Early in the game, the staff decided to switch things up a bit, moving Byram up with Makar and having Devon Toews drop down to play with Josh Manson. The result? The Byram/Makar pair was on the ice for the first three goals against, and after that, the pair was split up again. Makar was then on the ice for the fourth Coyotes goal.

Neither of these guys had good nights at all. When two of your top three defensemen have bad nights, it’s tough to win. When two of the three have brutal nights, it’s REALLY tough to win.

– Alexandar Georgiev

Georgiev was pissed after the overtime game-winning goal, and I sort of get why. For the last half of overtime, the Avalanche just gave the Coyotes chances with their terrible puck decisions, and he nearly got the game to a shootout. A bounce high up in the air, and a Coyotes player just allowed to stand right in the crease put an end to that.
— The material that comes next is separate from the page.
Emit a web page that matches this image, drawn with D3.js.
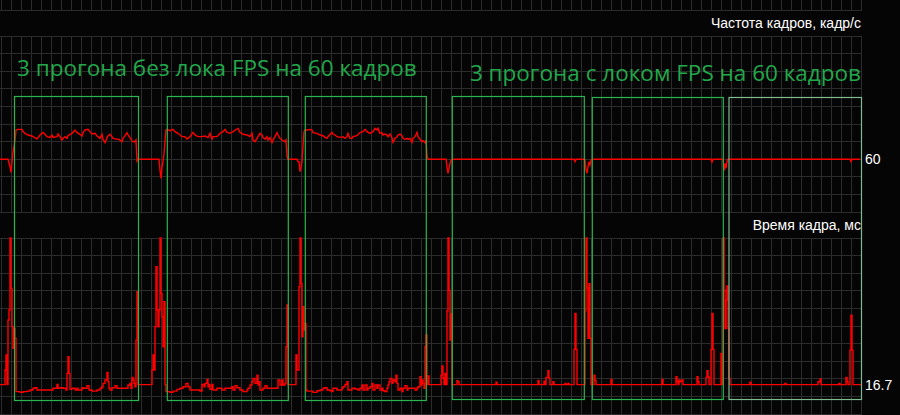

The issue is that before overtime, Georgiev gave up four goals on the last eight shots he faced. Yes, the defense on the Avalanche was far from perfect on a lot of those goals (as discussed above), but at some point, don’t you need your goaltender to make a save?
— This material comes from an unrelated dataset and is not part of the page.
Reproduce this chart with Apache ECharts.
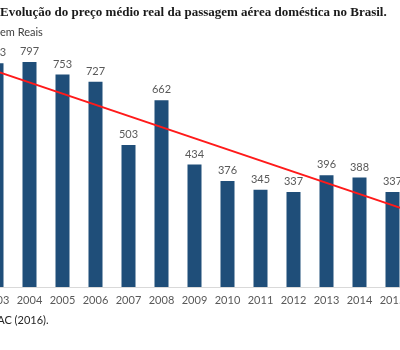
<!DOCTYPE html>
<html>
<head>
<meta charset="utf-8">
<script src="https://cdn.jsdelivr.net/npm/echarts@6/dist/echarts.min.js"></script>
<style>
	html, body { margin: 0; padding: 0; background: #fff; }
	#chart { width: 400px; height: 350px; }
</style>
</head>
<body>
<div id="chart"></div>
<script>
// dados
var years = ['2003', '2004', '2005', '2006', '2007', '2008', '2009', '2010', '2011', '2012', '2013', '2014', '2015'];
var precos = [793, 797, 753, 727, 503, 662, 434, 376, 345, 337, 396, 388, 337];
// linha de tendencia: valor na borda esquerda e direita da area
var trendLine = [[0, 784], [1, 270]];

var titulo = 'Evolução do preço médio real da passagem aérea doméstica no Brasil.';
var unidade = 'em Reais';
var fonte = 'Fonte: ANAC (2016).';

var chart = echarts.init(document.getElementById('chart'));

var opt = {
	animation: false,
	grid: { left: -20, right: -9, top: 33, bottom: 63, outerBoundsMode: 'none', containLabel: false },
	xAxis: [{
		type: 'category',
		data: years,
		axisLine: { lineStyle: { color: '#d9d9d9' } },
		axisTick: { lineStyle: { color: '#bfbfbf' }, length: 4 },
		axisLabel: { color: '#595959', fontSize: 11, fontFamily: 'Lato', margin: 8, interval: 0 }
	}, {
		type: 'value',
		min: 0,
		max: 1,
		show: false
	}],
	yAxis: {
		type: 'value',
		min: 0,
		max: 900,
		show: false,
		splitLine: { show: false }
	},
	series: [{
		type: 'bar',
		data: precos,
		barWidth: 14,
		itemStyle: { color: '#1f4e79' },
		label: {
			show: true,
			position: 'top',
			distance: 5,
			color: '#595959',
			fontSize: 11,
			fontFamily: 'Lato'
		}
	}, {
		type: 'line',
		xAxisIndex: 1,
		data: trendLine,
		symbol: 'none',
		lineStyle: { color: '#ff1a1a', width: 2 },
		z: 5
	}],
	graphic: [{
		type: 'text',
		left: 0,
		top: 6,
		style: { text: titulo, font: 'bold 13px "Liberation Serif"', fill: '#1a1a1a' }
	}, {
		type: 'text',
		left: 0,
		top: 27,
		style: { text: unidade, font: '11px Lato', fill: '#404040' }
	}, {
		type: 'text',
		left: -52,
		top: 315,
		style: { text: fonte, font: '11px Lato', fill: '#262626' }
	}]
};

chart.setOption(opt);
</script>
</body>
</html>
Did you all see what Bruce Cassidy said after Vegas’ loss last night?

Seems like the Avalanche have been going through this since the first six games of the year.

– Valeri Nichushkin

Nichushkin has been a horse over the last two months or so, but on Wednesday, nothing was working. Lots of whiffs on passes, couldn’t get any of his shots off, and uncharacteristic plays in the defensive zone. He was the one who lost the puck to Kesselring prior to the second Coyotes goal. An off game, it happens.
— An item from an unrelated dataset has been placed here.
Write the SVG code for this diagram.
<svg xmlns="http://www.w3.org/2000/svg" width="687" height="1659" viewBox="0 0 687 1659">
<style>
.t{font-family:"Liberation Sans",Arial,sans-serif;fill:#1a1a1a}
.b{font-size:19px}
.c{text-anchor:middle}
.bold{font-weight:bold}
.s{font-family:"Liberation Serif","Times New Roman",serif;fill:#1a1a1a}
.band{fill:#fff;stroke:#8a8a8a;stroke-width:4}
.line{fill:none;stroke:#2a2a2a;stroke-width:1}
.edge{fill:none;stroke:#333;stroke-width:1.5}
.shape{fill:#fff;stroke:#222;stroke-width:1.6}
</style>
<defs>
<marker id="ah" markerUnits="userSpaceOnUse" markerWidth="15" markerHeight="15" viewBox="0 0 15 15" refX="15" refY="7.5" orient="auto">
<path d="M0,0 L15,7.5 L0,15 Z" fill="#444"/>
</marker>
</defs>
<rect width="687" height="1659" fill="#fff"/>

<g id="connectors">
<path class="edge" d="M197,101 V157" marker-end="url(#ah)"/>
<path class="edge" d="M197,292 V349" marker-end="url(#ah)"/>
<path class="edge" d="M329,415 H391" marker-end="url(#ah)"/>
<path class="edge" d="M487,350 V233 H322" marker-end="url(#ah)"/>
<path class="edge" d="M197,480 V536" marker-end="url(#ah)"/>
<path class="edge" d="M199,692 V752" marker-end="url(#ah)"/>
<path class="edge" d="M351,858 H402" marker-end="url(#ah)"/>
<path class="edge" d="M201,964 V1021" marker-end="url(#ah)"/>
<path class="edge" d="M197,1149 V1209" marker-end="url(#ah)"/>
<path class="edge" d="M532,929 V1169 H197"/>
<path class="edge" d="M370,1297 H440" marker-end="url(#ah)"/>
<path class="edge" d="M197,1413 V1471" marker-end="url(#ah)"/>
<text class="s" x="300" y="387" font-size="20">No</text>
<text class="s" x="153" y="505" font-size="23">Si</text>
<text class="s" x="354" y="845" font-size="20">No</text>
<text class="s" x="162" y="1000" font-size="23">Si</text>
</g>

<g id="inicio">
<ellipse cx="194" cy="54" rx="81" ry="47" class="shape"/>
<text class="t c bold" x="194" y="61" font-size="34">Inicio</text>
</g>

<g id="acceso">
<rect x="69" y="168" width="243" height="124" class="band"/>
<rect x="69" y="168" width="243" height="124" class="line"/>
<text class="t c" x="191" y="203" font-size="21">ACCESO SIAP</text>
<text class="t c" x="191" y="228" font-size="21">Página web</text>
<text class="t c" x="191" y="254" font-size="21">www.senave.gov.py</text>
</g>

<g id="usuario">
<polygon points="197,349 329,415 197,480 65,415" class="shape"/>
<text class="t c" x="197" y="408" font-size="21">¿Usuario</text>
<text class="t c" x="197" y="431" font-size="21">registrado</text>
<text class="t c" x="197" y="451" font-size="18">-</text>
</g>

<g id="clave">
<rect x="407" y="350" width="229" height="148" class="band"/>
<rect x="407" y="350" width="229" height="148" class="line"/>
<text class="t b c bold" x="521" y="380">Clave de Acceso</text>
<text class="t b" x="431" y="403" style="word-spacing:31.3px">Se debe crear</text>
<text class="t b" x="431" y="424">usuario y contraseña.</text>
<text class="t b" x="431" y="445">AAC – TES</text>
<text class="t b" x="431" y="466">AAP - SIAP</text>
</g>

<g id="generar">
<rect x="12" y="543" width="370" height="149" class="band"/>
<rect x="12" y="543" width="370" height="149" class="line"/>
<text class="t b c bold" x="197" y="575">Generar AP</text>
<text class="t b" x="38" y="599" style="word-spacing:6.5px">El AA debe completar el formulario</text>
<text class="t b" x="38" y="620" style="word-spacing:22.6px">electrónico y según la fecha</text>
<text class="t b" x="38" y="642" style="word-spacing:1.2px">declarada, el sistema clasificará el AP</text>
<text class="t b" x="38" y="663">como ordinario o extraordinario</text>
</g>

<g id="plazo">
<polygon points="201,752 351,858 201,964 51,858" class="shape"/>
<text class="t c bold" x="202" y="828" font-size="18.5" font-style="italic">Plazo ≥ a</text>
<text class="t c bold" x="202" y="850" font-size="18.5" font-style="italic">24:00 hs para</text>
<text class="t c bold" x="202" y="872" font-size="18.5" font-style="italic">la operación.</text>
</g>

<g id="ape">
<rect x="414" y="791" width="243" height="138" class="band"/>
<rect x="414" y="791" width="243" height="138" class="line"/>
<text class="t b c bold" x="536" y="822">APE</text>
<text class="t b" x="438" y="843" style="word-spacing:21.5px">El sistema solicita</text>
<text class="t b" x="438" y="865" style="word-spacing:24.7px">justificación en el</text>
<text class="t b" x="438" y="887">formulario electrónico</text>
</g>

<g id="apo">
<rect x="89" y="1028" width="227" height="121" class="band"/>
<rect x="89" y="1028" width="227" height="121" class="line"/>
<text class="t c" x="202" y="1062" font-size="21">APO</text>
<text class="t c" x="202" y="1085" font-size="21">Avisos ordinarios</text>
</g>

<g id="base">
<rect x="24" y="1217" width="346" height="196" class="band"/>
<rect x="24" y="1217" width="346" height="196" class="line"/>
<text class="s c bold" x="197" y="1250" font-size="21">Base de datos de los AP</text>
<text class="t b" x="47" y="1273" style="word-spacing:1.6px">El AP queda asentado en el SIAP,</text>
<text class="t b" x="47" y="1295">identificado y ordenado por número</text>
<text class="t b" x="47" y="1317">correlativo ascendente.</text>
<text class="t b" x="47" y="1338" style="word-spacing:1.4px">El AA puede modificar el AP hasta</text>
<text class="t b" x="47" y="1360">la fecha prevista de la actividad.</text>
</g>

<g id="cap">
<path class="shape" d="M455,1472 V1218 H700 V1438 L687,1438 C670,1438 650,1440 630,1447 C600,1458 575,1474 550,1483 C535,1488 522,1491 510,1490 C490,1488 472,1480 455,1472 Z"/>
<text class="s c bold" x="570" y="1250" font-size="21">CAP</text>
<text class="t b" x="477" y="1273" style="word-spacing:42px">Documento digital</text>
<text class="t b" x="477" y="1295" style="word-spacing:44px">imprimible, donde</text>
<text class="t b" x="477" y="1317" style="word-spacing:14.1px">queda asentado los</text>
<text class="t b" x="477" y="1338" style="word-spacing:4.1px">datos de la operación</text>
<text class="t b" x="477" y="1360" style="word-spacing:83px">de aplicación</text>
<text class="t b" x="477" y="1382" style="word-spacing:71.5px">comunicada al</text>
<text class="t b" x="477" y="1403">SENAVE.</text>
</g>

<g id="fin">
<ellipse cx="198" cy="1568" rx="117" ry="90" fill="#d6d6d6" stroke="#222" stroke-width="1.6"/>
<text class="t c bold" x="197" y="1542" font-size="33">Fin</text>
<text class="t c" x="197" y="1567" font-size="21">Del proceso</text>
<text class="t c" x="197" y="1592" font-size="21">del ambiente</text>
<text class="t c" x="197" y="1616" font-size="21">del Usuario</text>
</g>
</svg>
– The Whole Overtime Strategy

I’ve made my opinion very clear how much I despise what 3-on-3 overtime has evolved into. The whole, let’s hold onto the puck and keep possession, and try to force the other team into a mistake. I get it, but the issue is not every team is going to just make a mistake. They might just sit back and play smart. The other issue is that at some point, you have to attack some tired players, and the Avalanche didn’t really do that at the start of overtime. They regrouped, and regrouped, and regrouped, but never really attacked. That doesn’t really get you anywhere.

– The Game Winning Goal

This goal will probably be the main highlight for the Turning Point, so I won’t spoil it too much, but a lot of the blame is going on Josh Manson. I don’t necessarily disagree, but he was clearly gassed. I’m not quite sure why Mikko Rantanen, the freshest guy on the ice, decided to pass it his way, when he could have either bought some time on his own, or sent it back to Georgiev for some help. The other two skaters had been on the ice for over a minute. Rantanen had been on for around 30 seconds. The whole thing could have been avoided, but that’s the case with a lot of goals.

– MacDermid Dilemma

This is one of those games where you sit and wonder what the point of dressing Kurtis MacDermid, or having him on the roster really does. When he’s in the lineup, he barely plays. In the third period, the team lost Ross Colton, and they weren’t using MacDermid, so they were down to just 10 forwards. No wonder exhaustion started to set in, especially in overtime.

At some point, the team is going to have to make a real decision. The Avalanche aren’t a super deep team like they were in 2021-22 that could handle a guy like this playing just a few minutes a night. They don’t have a ton of depth right now, and when you dress a guy like this and have to shorten your bench even more, it becomes even more obvious. I also don’t know what he’s deterring. For the second time in four games, MacKinnon took another big hit with MacDermid on the bench. Teams aren’t going to change the way they play just because he’s dressed.

– Losing Ross Colton

According to Bednar on Altitude Radio this morning, it doesn’t sound that bad, and there’s a chance he plays tomorrow, but center depth is already thin as is. The loss of Colton would be a tough one, given how little they’re getting out of Johansen right now.